ERC20 Tokens on Ethereum and the ICO hype
The year 2015 marked a significant stride in the history of DeFi with the launch of the Ethereum blockchain. Ethereum expanded on Bitcoin’s innovation by introducing programmable smart contracts, enabling developers to create more complex financial applications directly on the blockchain.
One of the critical innovations was the introduction of the ERC-20 token standard, which allowed the easy creation of new tokens on the Ethereum blockchain. This led to the Initial Coin Offering (ICO) mania of 2017.
ICOs became a global phenomenon, allowing blockchain projects to raise millions of dollars in a short time. These new fundraising mechanisms enabled worldwide participation, but also attracted scams and projects of questionable value due to the lack of regulation.
Despite the controversy, the ICO craze played a vital role in DeFi’s history. It demonstrated the global appetite for decentralized financial products and services. Furthermore, the funds raised helped finance the crypto industry’s growth, leading to new projects and innovations within the space.
The first DeFi Applications on Ethereum
Following the ICO boom, attention shifted from creating tokens to building actual applications on Ethereum. This period saw the birth of what we now recognize as DeFi, with projects such as MakerDAO, Compound, and Uniswap leading the charge.
MakerDAO, launched in 2017, introduced a way to generate stablecoin loans (DAI) using cryptocurrency as collateral, a critical component in the financial system’s decentralization. Compound, another pioneer, introduced the algorithmic money market model, allowing users to lend and borrow crypto assets directly on the Ethereum blockchain.
The innovation didn’t stop there. Uniswap, launched in November 2018, revolutionized the idea of decentralized exchanges. It utilized an automated market maker (AMM) system, which relies on liquidity pools rather than traditional order books, simplifying peer-to-peer trading.

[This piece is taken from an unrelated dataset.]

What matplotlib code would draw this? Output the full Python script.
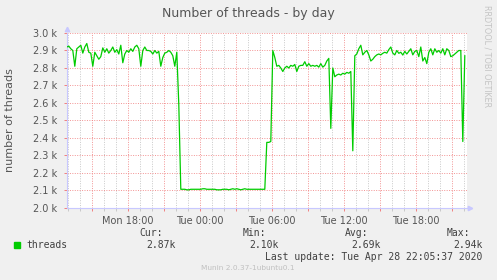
import numpy as np
import pandas as pd
import matplotlib
matplotlib.use('Agg')
import matplotlib.pyplot as plt
import matplotlib.dates as mdates
from matplotlib.ticker import FuncFormatter, MultipleLocator

## threads sampled every 10 min, Mon 12:54 .. Tue 22:04
start = '2020-04-27 12:54'
threads = [
    2920, 2925, 2910, 2900, 2810, 2910, 2920, 2930, 2885, 2920,
    2940, 2890, 2885, 2810, 2890, 2870, 2850, 2865, 2915, 2890,
    2910, 2885, 2900, 2920, 2890, 2905, 2880, 2930, 2830, 2880,
    2900, 2890, 2910, 2895, 2920, 2930, 2910, 2810, 2900, 2920,
    2900, 2900, 2895, 2880, 2900, 2885, 2895, 2810, 2860, 2885,
    2890, 2900, 2890, 2870, 2810, 2890, 2590,
    2107, 2107, 2107, 2104, 2104, 2107, 2107, 2107, 2107, 2107,
    2107, 2110, 2110, 2107, 2107, 2107, 2107, 2107, 2104, 2104,
    2104, 2107, 2107, 2107, 2104, 2107, 2110, 2107, 2110, 2107,
    2104, 2107, 2110, 2107, 2107, 2107, 2107, 2107, 2107, 2107,
    2107, 2107, 2107,
    2375, 2375, 2380, 2900, 2860,
    2810, 2815, 2800, 2780, 2800, 2810, 2800, 2815, 2810, 2820,
    2780, 2810, 2815, 2815, 2836, 2810, 2825, 2810, 2815, 2810,
    2815, 2805, 2825, 2805, 2815, 2840, 2855,
    2455, 2800, 2750, 2760, 2765, 2760, 2770, 2765, 2775, 2770,
    2780, 2327, 2870,
    2880, 2910, 2930, 2875, 2890, 2900, 2875, 2840, 2850, 2865,
    2875, 2880, 2875, 2884, 2890, 2885, 2905, 2920, 2885, 2875,
    2900, 2884, 2890, 2874, 2895, 2880, 2895, 2910, 2875, 2895,
    2900, 2865, 2920, 2840, 2860, 2825, 2890, 2910, 2875, 2910,
    2890, 2900, 2885, 2910, 2875, 2910, 2900, 2865, 2870, 2880,
    2890, 2900, 2900, 2380, 2870,
]
times = pd.date_range(start, periods=len(threads), freq='10min')
y_ticks = [2000, 2100, 2200, 2300, 2400, 2500, 2600, 2700, 2800, 2900, 3000]
last_update = 'Last update: Tue Apr 28 22:05:37 2020'

W, H = 497, 280
fig = plt.figure(figsize=(W / 100, H / 100), dpi=100, facecolor='#f0f0f0')
ax = fig.add_axes([66.5 / W, 1 - 208 / H, 401 / W, 175 / H], facecolor='white')

ax.plot(times, threads, color='#00cc00', lw=0.9, zorder=3)

ax.set_xlim(pd.Timestamp('2020-04-27 12:52:30'), pd.Timestamp('2020-04-28 22:17:30'))
ax.set_ylim(2000, 3000)

## x axis: red every 3 h, grey every hour, labels every 6 h
ax.xaxis.set_major_locator(mdates.HourLocator(byhour=range(0, 24, 3)))
ax.xaxis.set_minor_locator(mdates.HourLocator())
def xfmt(x, pos):
    d = mdates.num2date(x)
    return d.strftime('%a %H:%M') if d.hour % 6 == 0 else ''
ax.xaxis.set_major_formatter(FuncFormatter(xfmt))

ax.set_yticks(y_ticks)
ax.yaxis.set_major_formatter(FuncFormatter(lambda v, p: f'{v / 1000:.1f} k'))

ax.grid(True, which='major', color='#f08080', lw=0.7, ls=(0, (1, 1.5)), alpha=0.85)
ax.grid(True, which='minor', axis='x', color='#c8c8c8', lw=0.7, ls=(0, (1, 1.5)))
ax.set_axisbelow(True)

ax.tick_params(which='major', length=2.5, width=0.7, color='#f08080',
               labelsize=7, labelcolor='#555555', pad=3)
ax.tick_params(which='minor', length=2, width=0.7, color='#c8c8c8')
ax.tick_params(axis='y', pad=4)

for s in ['top', 'right']:
    ax.spines[s].set_visible(False)
for s in ['left', 'bottom']:
    ax.spines[s].set_color('#c8c8ff')
    ax.spines[s].set_linewidth(0.8)
ax.plot([0], [1.025], marker='^', ms=3.2, color='#c8c8ff', transform=ax.transAxes, clip_on=False)
ax.plot([1.006], [0], marker='>', ms=3.2, color='#c8c8ff', transform=ax.transAxes, clip_on=False)

def px(x, y):
    return x / W, 1 - y / H

fig.text(*px(248, 13), 'Number of threads - by day', ha='center', va='center',
         fontsize=9, color='#555555')
fig.text(*px(10, 120), 'number of threads', ha='center', va='center', rotation=90,
         fontsize=8, color='#555555')
fig.text(*px(487.5, 56), 'RRDTOOL / TOBI OETIKER', ha='center', va='center', rotation=-90,
         fontsize=5.8, color='#c4c4c4')

## legend and stats
mono = dict(family='DejaVu Sans Mono', fontsize=7, color='#404040', va='center')
fig.patches.append(plt.Rectangle(px(14, 247.7), 6 / W, 5.5 / H, color='#00cc00',
                                 transform=fig.transFigure, figure=fig))
fig.text(*px(26.7, 245), 'threads', ha='left', **mono)

cur = threads[-1]
mn = min(threads)
avg = np.mean(threads)
mx = max(threads)
cols = [('Cur:', cur, 163, 175.7), ('Min:', mn, 266, 279),
        ('Avg:', avg, 368.3, 380.7), ('Max:', mx, 470, 482.7)]
for name, v, xh, xv in cols:
    fig.text(*px(xh, 232.7), name, ha='right', **mono)
    fig.text(*px(xv, 245), f'{v / 1000:.2f}k', ha='right', **mono)
fig.text(*px(482.7, 256.7), last_update, ha='right', **mono)
fig.text(*px(248, 268.3), 'Munin 2.0.37-1ubuntu0.1', ha='center', va='center',
         fontsize=5.3, color='#c0c0c0')

fig.savefig('out.png', dpi=100, facecolor=fig.get_facecolor())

These early applications were pivotal. They provided practical use cases demonstrating that financial transactions, such as lending, borrowing, and trading, could be conducted on a decentralized network with programmable security, without intermediaries.

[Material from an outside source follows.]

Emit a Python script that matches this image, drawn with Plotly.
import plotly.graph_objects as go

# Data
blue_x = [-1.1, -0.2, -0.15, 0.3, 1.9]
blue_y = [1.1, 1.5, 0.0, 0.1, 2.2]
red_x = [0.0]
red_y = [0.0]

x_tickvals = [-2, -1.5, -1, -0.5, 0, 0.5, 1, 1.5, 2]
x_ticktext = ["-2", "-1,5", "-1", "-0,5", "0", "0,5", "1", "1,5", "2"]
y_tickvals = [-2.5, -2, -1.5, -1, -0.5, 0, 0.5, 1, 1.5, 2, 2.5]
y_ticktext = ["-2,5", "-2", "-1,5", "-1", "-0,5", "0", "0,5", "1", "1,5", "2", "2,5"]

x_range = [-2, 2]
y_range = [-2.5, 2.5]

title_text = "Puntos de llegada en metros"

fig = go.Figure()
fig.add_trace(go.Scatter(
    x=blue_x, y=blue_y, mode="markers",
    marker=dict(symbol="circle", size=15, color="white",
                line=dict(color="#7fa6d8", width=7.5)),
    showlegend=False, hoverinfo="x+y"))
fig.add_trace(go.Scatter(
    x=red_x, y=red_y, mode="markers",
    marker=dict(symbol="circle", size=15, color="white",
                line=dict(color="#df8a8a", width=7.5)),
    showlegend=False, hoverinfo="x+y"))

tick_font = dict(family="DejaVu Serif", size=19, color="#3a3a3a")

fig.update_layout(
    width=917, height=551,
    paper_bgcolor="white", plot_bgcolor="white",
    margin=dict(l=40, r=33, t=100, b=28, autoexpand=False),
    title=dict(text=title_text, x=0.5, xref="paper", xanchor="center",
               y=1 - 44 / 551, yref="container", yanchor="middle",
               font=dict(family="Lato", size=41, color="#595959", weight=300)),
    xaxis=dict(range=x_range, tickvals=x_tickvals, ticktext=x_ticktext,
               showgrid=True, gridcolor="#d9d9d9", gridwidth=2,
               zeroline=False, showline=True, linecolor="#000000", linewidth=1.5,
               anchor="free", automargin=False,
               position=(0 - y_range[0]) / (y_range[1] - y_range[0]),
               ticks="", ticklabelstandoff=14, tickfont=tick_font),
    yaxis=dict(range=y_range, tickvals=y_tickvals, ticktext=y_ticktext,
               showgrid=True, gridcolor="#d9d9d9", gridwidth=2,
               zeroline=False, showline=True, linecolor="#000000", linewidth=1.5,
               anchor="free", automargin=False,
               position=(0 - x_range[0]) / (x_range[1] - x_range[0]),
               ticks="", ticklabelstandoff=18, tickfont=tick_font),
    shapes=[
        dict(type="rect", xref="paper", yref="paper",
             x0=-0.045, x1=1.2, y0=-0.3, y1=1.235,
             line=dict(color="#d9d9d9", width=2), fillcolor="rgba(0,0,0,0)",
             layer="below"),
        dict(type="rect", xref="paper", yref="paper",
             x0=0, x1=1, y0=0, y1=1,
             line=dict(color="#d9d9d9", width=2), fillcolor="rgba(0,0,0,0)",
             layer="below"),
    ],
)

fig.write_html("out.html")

As DeFi gained popularity, it became apparent that relying on a single blockchain like Ethereum could lead to issues like network congestion, high transaction fees, and slow transaction speeds.
The industry’s next logical step was to go cross-chain, allowing multiple blockchains to interact, thereby alleviating pressure on any one network.

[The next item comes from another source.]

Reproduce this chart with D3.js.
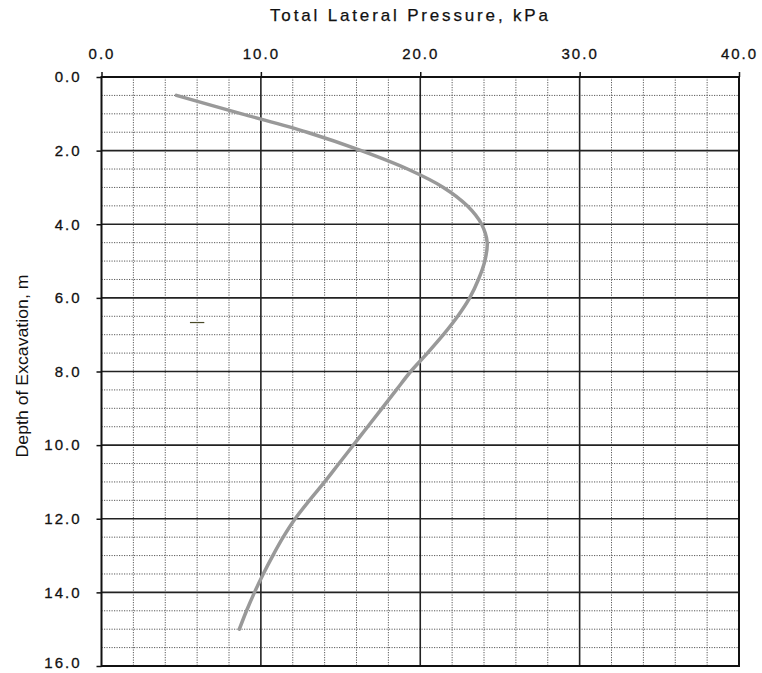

Projects like Polkadot and Cosmos emerged, enabling different blockchains to transfer value and information seamlessly. Meanwhile, wrapped tokens became popular for representing assets from one blockchain on another network, further contributing to DeFi’s growth across various ecosystems.
Another breakthrough was the concept of liquidity mining or yield farming, which exploded in 2020. This incentivized users to provide liquidity to DeFi protocols in return for rewards, typically in the form of governance tokens.
This not only attracted more users but also established a way for them to actively participate in the governance of DeFi protocols, making the ecosystem more decentralized and robust.